Helen Clark later told journalists New Zealand had 10 benefits and 36 "add-ons".

"The estimate that our policy advisers have made is that we could reduce the amount of time spent on actually administering the benefit system with clients from about 70 per cent of a case manager's time to 30 per cent," she said.

"That then frees up the time to focus on how you support people moving from dependence on a benefit to more independence and, hopefully, back into work, if that is at all possible."

Australia is also considering welfare reform and Mr Howard said he was always interested in similar countries' plans.

"We can all learn from each other," he said.

He was adamant any changes would not be simply to cut benefits; rather, they would simplify and make them more efficient.

His government believed people should not get benefits they were not entitled to but also wanted to provide those genuinely on benefits with incentives to leave welfare and to go back into work.

"I'm quite unapologetic in arguing for that," he said.

"We think it's a good idea that people be encouraged off welfare to go back into work and that's the philosophy that will overhang everything that we do but we'll do it in a way that respects that fact that there are some people unable to work."

Workforce participation was the driver because Australia, like New Zealand, had an aging population and was running out of workers, Mr Howard said.


National Party welfare spokeswoman Judith Collins said the reforms sounded like a "superficial name change".

"Call it what you like, a name change won't move one single beneficiary off welfare and into work," Ms Collins said.

She was sceptical that beneficiary payments would not change and questioned whether the reform would disguise the true number of people on sickness and invalid benefits.


National leader Don Brash earlier this year delivered a hardline policy, under which women who fell pregnant while already on the domestic purposes benefit (DPB) should receive extra benefit only in exceptional circumstances. He also suggested they consider adopting those children out.

Dr Brash also wants those on the DPB with school-age children to go to work.

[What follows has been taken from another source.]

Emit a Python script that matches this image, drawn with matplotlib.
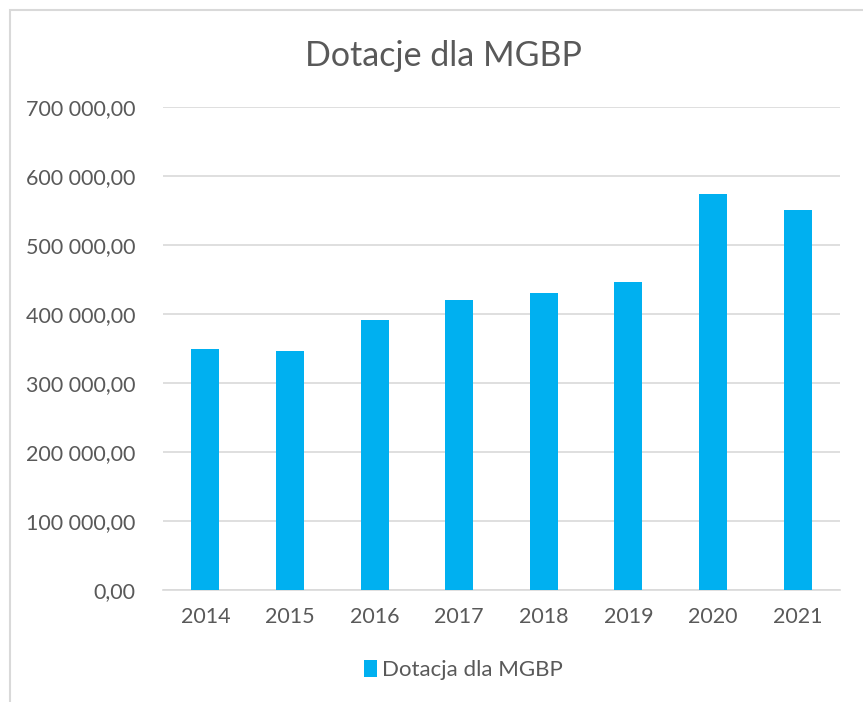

Helen Clark has advocated getting more women into the workforce through such measures as better childcare. Participation by women in the workforce was below the average for developed countries, and economic productivity would rise 5.1 per cent if it was lifted, she said in her opening address to Parliament this year.

Mr Howard today said his government would not force people to do anything unreasonable.

"We believe that it is in the interests of children, when they are very young, that they have proper caring arrangements and if that includes the full-time care of a parent, well I can't think of a better caring arrangement," he said.

"In other circumstances it can mean other arrangements. It depends on the choice of the parent."

Finance Minister Michael Cullen today briefed the two leaders on moves to establish closer economic links between their countries.

However, a single currency does not appear to be on the agenda.

"What I think we would both have taken from it (the briefing) is that there is a positive will to harmonise to the greatest extent that we can without offending anybody's sovereignty," Miss Clark said.

"There is scope, I think, for some genuine trans-Tasman institutions. We've been having a shot at that in other areas and the work is being approached with goodwill."

Such things as a common border for goods had tremendous appeal and would place the least possible complications in the way of trade in business, goods and services across the Tasman.

"If we focus on the single economic market, the focus is on how can we get the best for our growing economies through the least complications in the way of doing business," she said.

Mr Howard said there was a danger of becoming "to hung up" about the formal structure of such plans rather than concentrating on the substance.

" ...the substance is that it gets better and better each year," he said.